Urinary metabolites. Table S2 provides the results of generalized estimating equation (GEE) models of urine samples collected from days of life 4 to 9. The only exception to that collection window was a case whose only available sample was collected on day of life 3. Inclusion of that sample provided at least one sample from all 11 cases, and 1 or more samples from 20 controls (one control infant lacked any urine sample collection regardless of day of life). Comparisons included all 60 urine samples collected during day of life 4 to 9, but the comparison of NEC-I versus NEC-II and each case sub-type versus controls includes a subset of these 60 samples, as noted in the table. Three metabolites – alanine, pyridoxine, and histidine -- were significantly higher in NEC-I than NEC-II infant urine samples. These metabolites also differed significantly between one of the NEC case sub-types and controls. Two of the metabolites, alanine and pyridoxine, were significantly higher in NEC-I compared to controls. The non-NEC deaths, which, like NEC-I, were preceded by a high Firmicutes dysbiosis, also had significantly higher urinary alanine than controls. However, histidine was significantly lower in NEC type 2 than controls.
Table S2. Urinary metabolites (samples collected DOL 4 to 9) that differ between NEC types and controls. Samples were compared using generalized estimating equation (GEE) models. Data are presented as means and standard deviations (SD) for each study group, with p-values indicated for each study group comparison
Study group / No. samples (infants) / AlanineMean (SD) / Pyridoxine
Mean (SD) / Histidine
Mean (SD)
NEC-I / 6 (4) / 3.42 (1.00) / 0.92 (0.28) / 0.60 (0.20)
Deaths (non-NEC) / 6 (3) / 2.60 (1.32) / 0.85 (0.19) / 0.61 (0.28)
NEC-II / 12 (7) / 1.49 (0.51) / 0.60 (0.17) / 0.33 (0.15)
Controls / 36 (20) / 1.73 (0.66) / 0.63 (0.28) / 0.49 (0.19)
p-values of comparisons
NEC-I vs NEC-II / 18 (11) / <0.001 / 0.003 / <0.001
NEC-I vs controls / 42 (24) / <0.001 / 0.040 / 0.159
NEC-II vs controls / 48 (27) / 0.307 / 0.936 / 0.013
Non-NEC deaths vs controls / 42 (23) / 0.011 / 0.126 / 0.248
Figure legends
Figure S1. NMDS ordination of OTU level data after rarefaction to 2000 reads, samples from days 4-9 (Panel A) and 10-16 (Panel B). NMDS was based on a weighted UniFrac distance metric, run with 3 dimensions in the vegan package of R. The ordination results resemble those obtained without rarefaction of the data, as shown in the manuscript Figures 3 and 4. The clusters indicated in this ordination were identified by the Ward minimum variance method.
Figure S2. NMDS ordination of microbial communities, indicating case-control status and delivery mode.
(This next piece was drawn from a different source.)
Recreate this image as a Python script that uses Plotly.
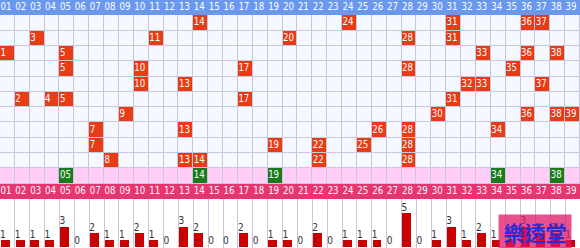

Analysis of microbial communities is indicated for samples from days 4-9 (Panel A) and 10-16 (Panel B). As in previous figures, NMDS was based on a weighted UniFrac distance metric, and run with 3 dimensions in the vegan package of R.
Figure S3. Evaluation of extraction protocol. There were 39 samples extracted using the Qiagen protocol and 19 samples extracted using the phenol-chloroform protocol.
Panel A: Non-metric multidimensional scaling (NMDS) ordination of OTU level data for samples from infant days of life 4-9 (left panel) and 10-16 (right panel) based on weighted UniFrac distance metric. The black (Qiagen) and open dots (phenol-chloroform) indicate the two different extraction protocols. The boxes along each axis show the spread of samples by extraction protocol on that axis, showing that there are no differences in distribution by extraction protocol. Panel B: LEfSe generated linear discriminant analysis (LDA) log scores comparing Qiagen extraction protocol with phenol-chloroform extraction protocol. Taxa that differed between the extraction protocol methods were not considered relevant to the findings of this study.